Figure 6-1 PER versus Eb/No for RMS delays of 25, 50 and 100 nsec. 1000 byte packets were used.

Figure 6-2 PER versus Eb/No for RMS delays of 150, 200 and 300 nsec. 1000 byte packets were used.

7.ESTIMATING THERMAL NOISE LEVELS

Any algorithm used for sliding the DFE forward on the channel impulse response precursor requires an estimate of the thermal noise level. This section describes methods for accomplishing this objective.

The ability to achieve good performance using precursor sliding is not critically dependent on highly-accurate noise-power estimates. This makes sense when one considers the techniques are largely adhoc anyhow. Optimal calculations are too complex to be considered for most applications.

One simple way to roughly gage SNR is to use a received signal strength indicator (RSSI) which is derived from a power detector. Prior to packet arrival, RSSI gives an indication of background noise level. When a packet is detected, RSSI gives an indication of the signal level. The difference can be used to estimate the thermal noise level.

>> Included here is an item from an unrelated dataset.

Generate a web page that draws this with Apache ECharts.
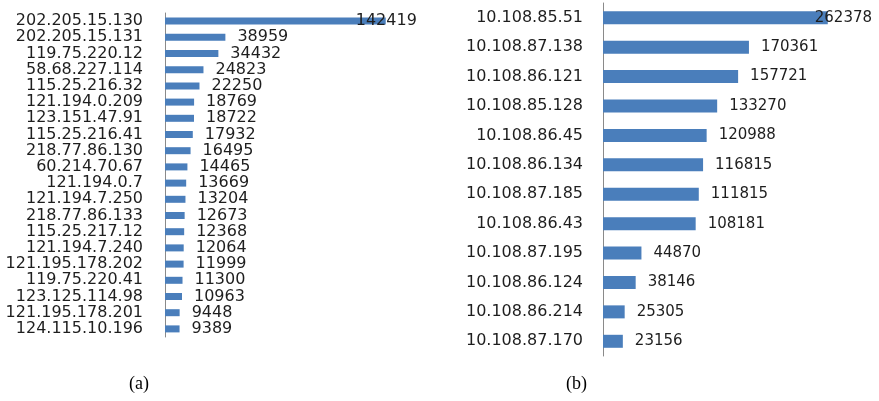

Another simple way to gage the noise level as part of the channel-impulse-response estimation process. Once an CIR estimate is made, it is usually easy to measure how well the CIR matches a set of receive signal samples. In low-noise environments the match will be good. In high noise environments the match will be poor. The mean-squared CIR estimation error is related to the noise level.

8.2 FF TAPS 10 FB TAPS

This section emphasizes the performance that can be provided by a low complexity design using DFE sliding. Here only two feedforward taps are used and 10 feedback taps. The same precursor sliding algorithm presented above is used. With only 10 feedback taps, the number of feedback taps becomes inadequate at some increased-level of RMS delay spread. The postcursor ISI not eliminated by the feedback taps with increasing RMS delay-spread eventually closes the eye as shown in Fig. 8.1. Note that this causes the noise-free PER floor to return.